America -- The Land of Opportunity?

2014-04-24-YCP_042.jpg Did you grow up believing that America was the land of opportunity, that if you stayed in school and graduated, worked hard and played by the rules you could get ahead? I did and while it worked for me, now I am not too sure it still works for the majority of young people. I grew up during that golden time for American workers from 1947 to 1973 when worker productivity rose every year and incomes and benefits rose as well at the same level. Middle class people bought homes and cars, went to college for little money or for free and believed in the American Dream. Millions of low-income people moved up to the middle class. The dark side of the economy was that people of color were largely excluded and women were marginalized but there were movements afoot that were beginning to change those injustices. People had hope, especially young people.

Today we seem to have a struggling generation of young people who do not have good jobs, health insurance, pensions, houses or hope. A much higher percentage spend long periods of time unemployed or underemployed, have a trillion dollars of college loan debt, billions more in credit card debt and often become hungry and poor.

There are certainly several reasons beyond the economy for this drift, but the dysfunctional economy is at the heart of the crisis. The great hope is that there is a growing movement for economic justice that includes raising the minimum wage nationally, as it has already been raised in more than 150 states and local communities, and more importantly establishing a living wage beyond the minimum wage. This movement for economic justice also includes rethinking the way community colleges work and the kind of tuition supports available at all colleges, creating universal pre-K programs and parent/child learning experiences and expanding wage supports such as the Earned Income Tax Credit and the Child Tax Credit. All of these measures are helpful but they do not in themselves create a just economic society.

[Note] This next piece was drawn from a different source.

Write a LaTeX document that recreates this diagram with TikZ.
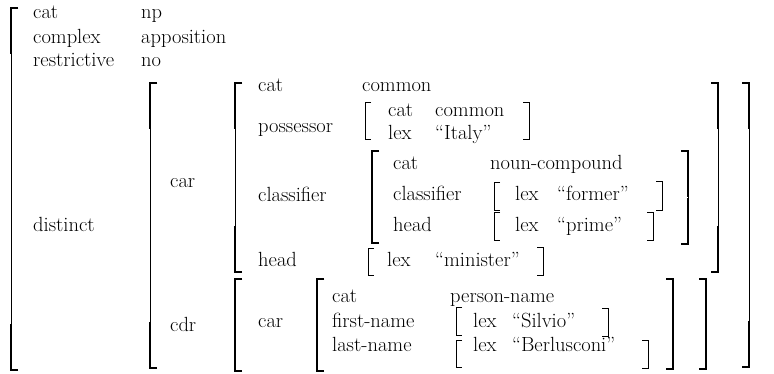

The basic often unspoken contract between employers and workers has been shattered. The idea that a company is responsible for providing fair wages and benefits to all its employees, protecting the environment and health of the workers and the people in the community now seems like a vestige from a long ago age. Over the past few decades a major shift has taken place with the advent of what is called shareholder capitalism originally espoused by Milton Freidman who preached that there is only one social responsibility of business, to increase profits. Tragically, his views have taken over most of American business culture and given support for the great migration of American jobs and investment oversees as well as other business practices that have harmed American workers and their families. If you believe that the only social responsibility of business is to make as much profit as possible then anything goes and anything can be justified by the bottom line and the quarterly profit and loss report.

During the Great Recession thousands of businesses laid off people and made the remaining workers do double duty work or more at the same or reduced salary. Take it or leave it. As the recession eased up many of those same companies did not hire new workers but kept up pressure on the remaining workers to just keep working harder. At the same time pensions and other benefits were lost or reduced, all sacrificed at the altar of profit.

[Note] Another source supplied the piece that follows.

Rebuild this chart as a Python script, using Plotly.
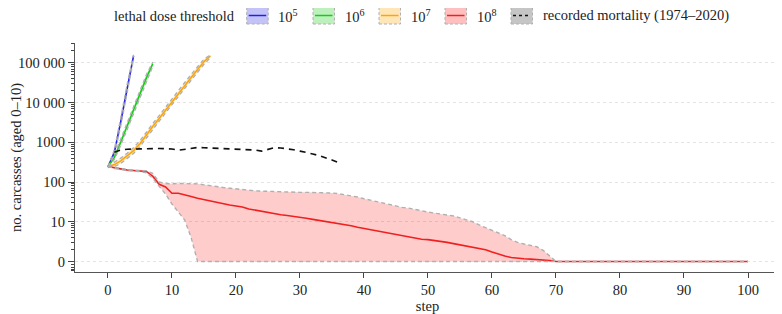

Most American businesses are doing quite well now piling up record profits without improving the pay or benefits of their workers. It seems like we are back in the Gilded Age of the 1890s or the pre-depression age of the 1920s just before the stock market crash. How long can a society get by without the majority of its working citizens getting a raise beyond inflation? How long can a society stay healthy when the top one percent reaps almost all the financial benefits of the past five years? How long can we continue to say that we are the Land of Opportunity when we have millions of long term unemployed who want to work but cannot find a job? How long can our leaders support the great lie that greed is good and allow those at the very top of the economic ladder to buy our elections and our government?

As I reflect back on my belief in the American dream when I was a young person and how powerful a force it was for me entering adulthood, I am more determined than ever to help build the growing movement for economic justice that is at the heart of the real American dream.